Sinclair Oil Corp. v. Levien

280 A.2d 717 (Del. 1971)



Under the business judgment rule, a court will not interfere with the judgment of a board of directors unless there is a showing of gross and palpable overreaching. A board of directors enjoys a presumption of sound business judgment, and its decisions will not be disturbed if they can be attributed to any rational business purpose. A court under such circumstances will not substitute its own notions of what is or is not sound business judgment.


Sinclair Venezuelan Oil Company (Sinven) is a subsidiary of Sinclair Oil Corporation (Sinclair). The plaintiff stockholders of Sinven brought a derivative action against Sinclair to account for damages sustained by its subsidiary, as a result of dividends paid by Sinven, the denial to Sinven of industrial development, and a breach of contract between Sinclair's wholly-owned subsidiary, Sinclair International Oil Company, and Sinven. The Court of Chancery granted an order to the plaintiffs.The Chancellor held that because of Sinclair's fiduciary duty and its control over Sinven, its relationship with Sinven must meet the test of intrinsic fairness. Sinclair appealed, arguing that the transactions between it and Sinven should be tested, not by the test of intrinsic fairness with the accompanying shift of the burden of proof, but by the business judgment rule under which a court will not interfere with the judgment of a board of directors unless there is a showing of gross and palpable overreaching. 


Was the intrinsic fairness test erroneously applied on the dividend payments?




The Supreme Court of Delaware reversed the order.
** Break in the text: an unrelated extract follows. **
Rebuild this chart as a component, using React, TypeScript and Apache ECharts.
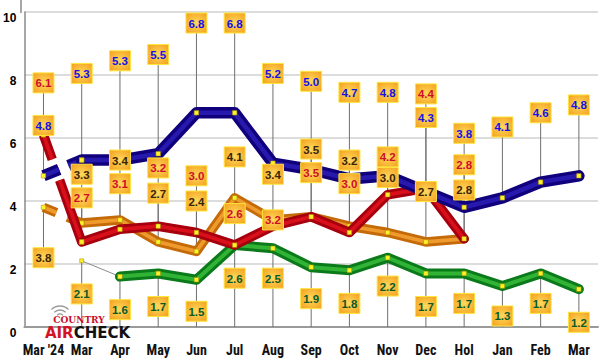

It must be determined whether the dividend payments by Sinven were, in essence, self-dealing by Sinclair. The dividends resulted in great sums of money being transferred from Sinven to Sinclair. However, a proportionate share of this money was received by the minority shareholders of Sinven. Sinclair received nothing from Sinven to the exclusion of its minority stockholders. As such, these dividends were not self-dealing. Thus, the Chancellor erred in applying the intrinsic fairness test as to these dividend payments. The business judgment standard should have been applied. Moreover, since there is no proof of self-dealing on the part of Sinclair, it follows that the expansion policy of Sinclair and the methods used to achieve the desired result must, as far as Sinclair's treatment of Sinven is concerned, be tested by the standards of the business judgment rule. Accordingly, Sinclair's decision, absent fraud or gross overreaching, to achieve expansion through the medium of its subsidiaries, other than Sinven, must be upheld.